▶ **Given exercise**:
Skip the pictures, please, and write out exactly the lines from the opening of the data through the line containing "from matplotlib.lines import Line2D".

▶ **Supplied information**:
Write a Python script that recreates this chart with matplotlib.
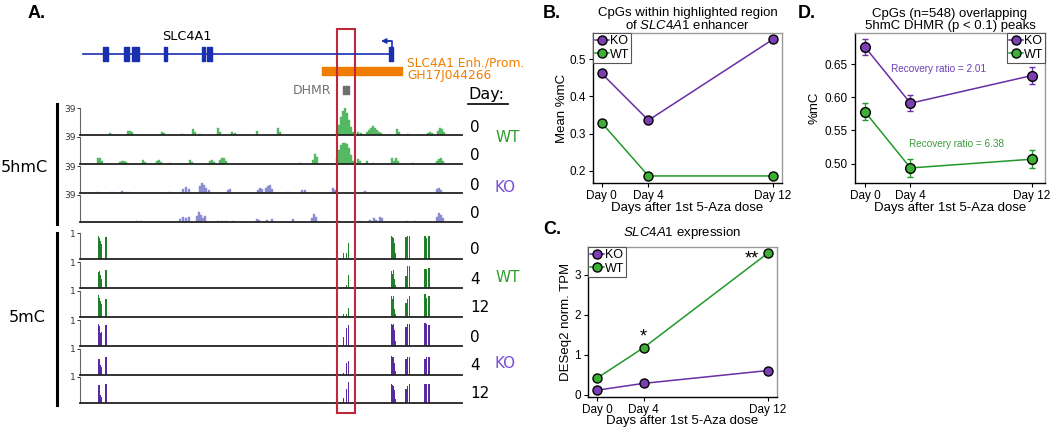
import matplotlib
matplotlib.use("Agg")
import matplotlib.pyplot as plt
from matplotlib.patches import Rectangle
from matplotlib.lines import Line2D

plt.rcParams["font.family"] = "Liberation Sans"
plt.rcParams["mathtext.fontset"] = "custom"
plt.rcParams["mathtext.it"] = "Liberation Sans:italic"
plt.rcParams["mathtext.rm"] = "Liberation Sans"

# ---------------- data ----------------
# panel A: browser region, positions in arbitrary region units (0-382)
gene_span = (3, 312)
exons = [(23, 5), (44, 5), (52, 7), (84, 3), (122, 3), (127, 5), (309, 4)]
tss = 312
enhancer = (242, 80)
dhmr = (263, 6)
highlight = (257, 275)

hmc_labels = ["0", "0", "0", "0"]
hmc_wt0_pos = [30, 48, 50, 52, 82, 84, 102, 113, 115, 120, 138, 140, 152, 155, 177, 198, 200,
               257, 259, 261, 263, 265, 267, 269, 271, 273,
               278, 281, 287, 289, 291, 293, 295, 297, 299, 301, 317, 319, 328, 348, 350, 352,
               358, 360, 362, 364]
hmc_wt0_val = [3, 6, 6, 4, 4, 3, 1, 9, 4, 1, 10, 4, 4, 3, 6, 10, 4,
               6, 14, 26, 35, 39, 32, 22, 12, 4,
               4, 3, 4, 7, 10, 13, 10, 7, 4, 3, 9, 4, 1, 3, 4, 3,
               6, 10, 9, 4]
hmc_wt1_pos = [18, 20, 22, 40, 42, 44, 46, 63, 65, 77, 79, 81, 90, 110, 112, 130, 132, 134,
               140, 142, 144, 146, 220, 233, 235, 237,
               257, 259, 261, 263, 265, 267, 269, 271, 273,
               278, 280, 287, 293, 312, 314, 316, 318, 333, 357, 359, 361, 363]
hmc_wt1_val = [9, 8, 4, 3, 5, 5, 3, 6, 3, 4, 6, 3, 1, 6, 3, 5, 6, 3,
               6, 9, 8, 4, 1, 6, 14, 10,
               8, 20, 27, 30, 30, 29, 23, 13, 4,
               7, 5, 4, 1, 8, 4, 8, 4, 2, 4, 7, 9, 5]
hmc_ko0_pos = [18, 32, 42, 48, 90, 103, 106, 109, 120, 122, 124, 126, 129, 148, 150,
               178, 180, 182, 186, 188, 190, 192, 208, 222, 225, 253, 255, 285, 357, 359, 361]
hmc_ko0_val = [2, 1.5, 3, 1.5, 1.5, 6, 9, 6, 10, 14, 12, 7, 4, 4, 6,
               4, 7, 6, 7, 10, 12, 6, 1.5, 4, 4, 7, 4, 3, 6, 7, 4]
hmc_ko1_pos = [57, 61, 100, 103, 106, 109, 117, 119, 121, 123, 125, 138, 142, 146, 153,
               177, 179, 187, 192, 213, 232, 234, 236, 260, 280, 290, 294, 296, 300, 302,
               327, 335, 357, 359, 361, 363]
hmc_ko1_val = [1.5, 1.5, 4, 7, 6, 7, 9, 14, 10, 6, 9, 2, 2, 2, 1.5,
               4, 3, 3, 4, 4, 6, 12, 7, 1.5, 1.5, 3, 6, 3, 7, 6,
               1.5, 1.5, 7, 13, 10, 6]

cpg_pos = [18.3, 19.3, 20.3, 21.3, 26, 263.5, 266.5, 268.3, 311.7, 312.7, 313.7, 314.7,
           315.7, 326, 327.3, 329.3, 345, 346.7, 349]
mc_labels = ["0", "4", "12", "0", "4", "12"]
mc_wt0 = [0.88, 0.80, 0.70, 0.58, 0.83, 0.22, 0.25, 0.63, 0.90, 0.85, 0.80, 0.60, 0.22,
          0.86, 0.88, 0.88, 0.88, 0.80, 0.88]
mc_wt4 = [0.60, 0.65, 0.50, 0.35, 0.68, 0.03, 0.10, 0.50, 0.65, 0.55, 0.70, 0.35, 0.10,
          0.45, 0.85, 0.85, 0.75, 0.75, 0.78]
mc_wt12 = [0.85, 0.75, 0.60, 0.50, 0.70, 0.10, 0.12, 0.35, 0.80, 0.70, 0.80, 0.30, 0.10,
           0.55, 0.70, 0.80, 0.90, 0.75, 0.80]
mc_ko0 = [0.85, 0.77, 0.50, 0.55, 0.80, 0.35, 0.70, 0.80, 0.85, 0.80, 0.85, 0.60, 0.20,
          0.75, 0.85, 0.85, 0.90, 0.85, 0.80]
mc_ko4 = [0.60, 0.60, 0.40, 0.30, 0.70, 0.08, 0.45, 0.55, 0.75, 0.70, 0.70, 0.45, 0.15,
          0.60, 0.70, 0.70, 0.60, 0.70, 0.70]
mc_ko12 = [0.70, 0.70, 0.30, 0.25, 0.75, 0.20, 0.55, 0.80, 0.75, 0.70, 0.65, 0.50, 0.15,
           0.55, 0.65, 0.75, 0.75, 0.75, 0.75]

# panels B-D
days = [0, 3, 11]
day_labels = ["Day 0", "Day 4", "Day 12"]
b_ko = [0.462, 0.336, 0.554]
b_wt = [0.329, 0.186, 0.186]
c_ko = [0.12, 0.29, 0.61]
c_wt = [0.42, 1.18, 3.54]
d_ko = [0.6758, 0.591, 0.6327]
d_ko_err = [0.0126, 0.012, 0.0127]
d_wt = [0.578, 0.4933, 0.5065]
d_wt_err = [0.0126, 0.013, 0.014]

# colours
KO_C = "#7B3FB3"
KO_L = "#6A2DA5"
WT_C = "#3CB034"
WT_L = "#22992A"
HMC_WT = "#55B862"
HMC_KO = "#8C8CD2"
MC_WT = "#1F7F2A"
MC_KO = "#5A2BA0"

W, H = 1050, 430
fig = plt.figure(figsize=(W / 100, H / 100), dpi=100)


def px_axes(l, t, r, b):
    return fig.add_axes([l / W, 1 - b / H, (r - l) / W, (b - t) / H])


# ---------------- panel A tracks ----------------
def track_axes(baseline, height, ymax, label):
    ax = px_axes(80, baseline - height, 462, baseline)
    ax.set_xlim(0, 382)
    ax.set_ylim(0, ymax)
    ax.patch.set_alpha(0)
    for s in ["top", "right"]:
        ax.spines[s].set_visible(False)
    ax.spines["bottom"].set_color("#222222")
    ax.spines["bottom"].set_linewidth(1.3)
    ax.spines["left"].set_color("#666666")
    ax.spines["left"].set_linewidth(0.8)
    ax.set_xticks([])
    ax.set_yticks([ymax])
    ax.set_yticklabels([label], family="DejaVu Sans")
    ax.tick_params(axis="y", length=2, width=0.7, labelsize=6.5, pad=1,
                   colors="#333333")
    return ax


hmc_base = [135, 164, 193, 222]
hmc_tracks = [(hmc_wt0_pos, hmc_wt0_val, HMC_WT), (hmc_wt1_pos, hmc_wt1_val, HMC_WT),
              (hmc_ko0_pos, hmc_ko0_val, HMC_KO), (hmc_ko1_pos, hmc_ko1_val, HMC_KO)]
for base, (pos, val, col) in zip(hmc_base, hmc_tracks):
    ax = track_axes(base, 27, 39, "39")
    ax.bar(pos, val, width=2.0, color=col, edgecolor=col, linewidth=0.3)

mc_base = [259, 288, 317, 346, 375, 403]
mc_tracks = [(mc_wt0, MC_WT), (mc_wt4, MC_WT), (mc_wt12, MC_WT),
             (mc_ko0, MC_KO), (mc_ko4, MC_KO), (mc_ko12, MC_KO)]
for base, (val, col) in zip(mc_base, mc_tracks):
    ax = track_axes(base, 26, 1, "1")
    ax.bar(cpg_pos, val, width=1.1, color=col)

# ---------------- panel A annotations ----------------
axA = px_axes(0, 0, 560, 430)
axA.set_xlim(-80, 480)
axA.set_ylim(430, 0)
axA.axis("off")
axA.set_zorder(10)
axA.patch.set_alpha(0)
dv = "DejaVu Sans"

axA.text(-52, 14, "A.", fontsize=13, fontweight="bold", va="center", ha="left")
axA.plot(gene_span, [54, 54], color="#1A2FB0", lw=1.2)
axA.broken_barh(exons, (47, 14), color="#1A2FB0")
axA.plot([tss, tss, tss - 3], [54, 41, 41], color="#1A2FB0", lw=1.2)
axA.annotate("", xy=(tss - 11, 41), xytext=(tss - 2, 41),
             arrowprops=dict(arrowstyle="-|>", color="#1A2FB0", lw=1.2,
                             mutation_scale=7, shrinkA=0, shrinkB=0))
axA.text(107, 37, "SLC4A1", family=dv, fontsize=9.3, ha="center", va="center")
axA.broken_barh([enhancer], (67, 8), color="#F07D00")
axA.text(327, 63, "SLC4A1 Enh./Prom.", family=dv, fontsize=8.8, color="#F07D00",
         ha="left", va="center")
axA.text(327, 76, "GH17J044266", family=dv, fontsize=8.8, color="#F07D00",
         ha="left", va="center")
axA.broken_barh([dhmr], (86, 8), color="#707070")
axA.text(dhmr[0] - 12, 90, "DHMR", family=dv, fontsize=9, color="#707070",
         ha="right", va="center")
axA.add_patch(Rectangle((highlight[0], 29), highlight[1] - highlight[0], 384,
                        fill=False, edgecolor="#C0283C", lw=1.5))

axA.plot([-23, -23], [104, 224], color="black", lw=2.2)
axA.plot([-23, -23], [233, 405], color="black", lw=2.2)
axA.text(-56, 168, "5hmC", family=dv, fontsize=11.5, ha="center", va="center")
axA.text(-53, 318, "5mC", family=dv, fontsize=11.5, ha="center", va="center")

axA.text(388, 95, "Day:", family=dv, fontsize=11.5, ha="left", va="center")
axA.plot([388, 428], [104, 104], color="black", lw=1.2)
for base, lab in zip(hmc_base, hmc_labels):
    axA.text(390, base - 8, lab, family=dv, fontsize=11, ha="left", va="center")
for base, lab in zip(mc_base, mc_labels):
    axA.text(390, base - 9, lab, family=dv, fontsize=11, ha="left", va="center")
grp_col = {"WT": "#2EA02E", "KO": "#7A4FD8"}
for y, g in [(137, "WT"), (188, "KO"), (278, "WT"), (363, "KO")]:
    axA.text(415, y, g, family=dv, fontsize=11, color=grp_col[g], ha="left", va="center")


# ---------------- panels B-D ----------------
def style_axes(ax):
    for s in ["top", "right"]:
        ax.spines[s].set_color("#999999")
        ax.spines[s].set_linewidth(1.0)
    for s in ["left", "bottom"]:
        ax.spines[s].set_color("black")
        ax.spines[s].set_linewidth(1.0)
    ax.set_xticks(days)
    ax.set_xticklabels(day_labels)
    ax.tick_params(length=3, width=0.8, labelsize=8.5, pad=2)


def legend(ax, loc, anchor):
    handles = [Line2D([], [], color=KO_L, lw=1.1, marker="o", ms=6.5, mfc=KO_C, mec="black"),
               Line2D([], [], color=WT_L, lw=1.1, marker="o", ms=6.5, mfc=WT_C, mec="black")]
    leg = ax.legend(handles, ["KO", "WT"], loc=loc, bbox_to_anchor=anchor, fontsize=9,
                    handlelength=1.1, handletextpad=0.1, borderpad=0.15,
                    labelspacing=0.15, borderaxespad=0, fancybox=False, framealpha=1)
    leg.get_frame().set_edgecolor("#555555")
    leg.get_frame().set_linewidth(0.8)


# B
axB = px_axes(593, 33, 782, 183)
axB.plot(days, b_ko, "-o", color=KO_L, lw=1.1, ms=6.5, mfc=KO_C, mec="black", mew=1)
axB.plot(days, b_wt, "-o", color=WT_L, lw=1.1, ms=6.5, mfc=WT_C, mec="black", mew=1)
axB.set_xlim(-0.56, 11.58)
axB.set_ylim(0.167, 0.571)
axB.set_yticks([0.2, 0.3, 0.4, 0.5])
style_axes(axB)
axB.set_title("CpGs within highlighted region\nof $\\mathit{SLC4A1}$ enhancer",
              fontsize=9.5, pad=3, linespacing=1.0)
axB.set_ylabel("Mean %mC", fontsize=9.5)
axB.set_xlabel("Days after 1st 5-Aza dose", fontsize=9.5)
axB.yaxis.set_label_coords(-0.132, 0.5)
axB.xaxis.set_label_coords(0.5, -0.13)
legend(axB, "upper left", (0, 1))
fig.text(543 / W, 1 - 13 / H, "B.", fontsize=13, fontweight="bold", va="center")

# C
axC = px_axes(588, 247, 777, 397)
axC.plot(days, c_ko, "-o", color=KO_L, lw=1.1, ms=6.5, mfc=KO_C, mec="black", mew=1)
axC.plot(days, c_wt, "-o", color=WT_L, lw=1.1, ms=6.5, mfc=WT_C, mec="black", mew=1)
axC.set_xlim(-0.58, 11.58)
axC.set_ylim(-0.05, 3.69)
axC.set_yticks([0, 1, 2, 3])
style_axes(axC)
axC.text(days[1], c_wt[1] + 0.05, "*", fontsize=13, ha="center", va="bottom")
axC.text(10.45, c_wt[2] - 0.15, "**", fontsize=13, ha="right", va="center")
axC.set_title("$\\mathit{SLC4A1}$ expression", fontsize=9.5, pad=8)
axC.set_ylabel("DESeq2 norm. TPM", fontsize=9.5)
axC.set_xlabel("Days after 1st 5-Aza dose", fontsize=9.5)
axC.yaxis.set_label_coords(-0.085, 0.5)
axC.xaxis.set_label_coords(0.5, -0.12)
legend(axC, "upper left", (0, 1))
fig.text(543 / W, 1 - 230 / H, "C.", fontsize=13, fontweight="bold", va="center")

# D
axD = px_axes(855, 33, 1045, 183)
axD.errorbar(days, d_ko, yerr=d_ko_err, fmt="-o", color=KO_L, lw=1.1, ms=7,
             mfc=KO_C, mec="black", mew=1, capsize=2, elinewidth=1)
axD.errorbar(days, d_wt, yerr=d_wt_err, fmt="-o", color=WT_L, lw=1.1, ms=7,
             mfc=WT_C, mec="black", mew=1, capsize=2, elinewidth=1)
axD.set_xlim(-0.66, 11.88)
axD.set_ylim(0.4706, 0.697)
axD.set_yticks([0.50, 0.55, 0.60, 0.65])
axD.set_yticklabels(["0.50", "0.55", "0.60", "0.65"])
style_axes(axD)
axD.text(4.84, 0.6424, "Recovery ratio = 2.01", fontsize=7.2, color="#6A3FB5",
         ha="center", va="center")
axD.text(6.05, 0.5292, "Recovery ratio = 6.38", fontsize=7.2, color="#3A9A3A",
         ha="center", va="center")
axD.set_title("CpGs (n=548) overlapping\n5hmC DHMR (p < 0.1) peaks",
              fontsize=9.5, pad=3, linespacing=1.0)
axD.set_ylabel("%mC", fontsize=9.5)
axD.set_xlabel("Days after 1st 5-Aza dose", fontsize=9.5)
axD.yaxis.set_label_coords(-0.179, 0.5)
axD.xaxis.set_label_coords(0.5, -0.13)
legend(axD, "upper right", (1, 1))
fig.text(798 / W, 1 - 13 / H, "D.", fontsize=13, fontweight="bold", va="center")

fig.savefig("out.png", dpi=100)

▶ **Written solution**:
Write a Python script that recreates this chart with matplotlib.
import matplotlib
matplotlib.use("Agg")
import matplotlib.pyplot as plt
from matplotlib.patches import Rectangle
from matplotlib.lines import Line2D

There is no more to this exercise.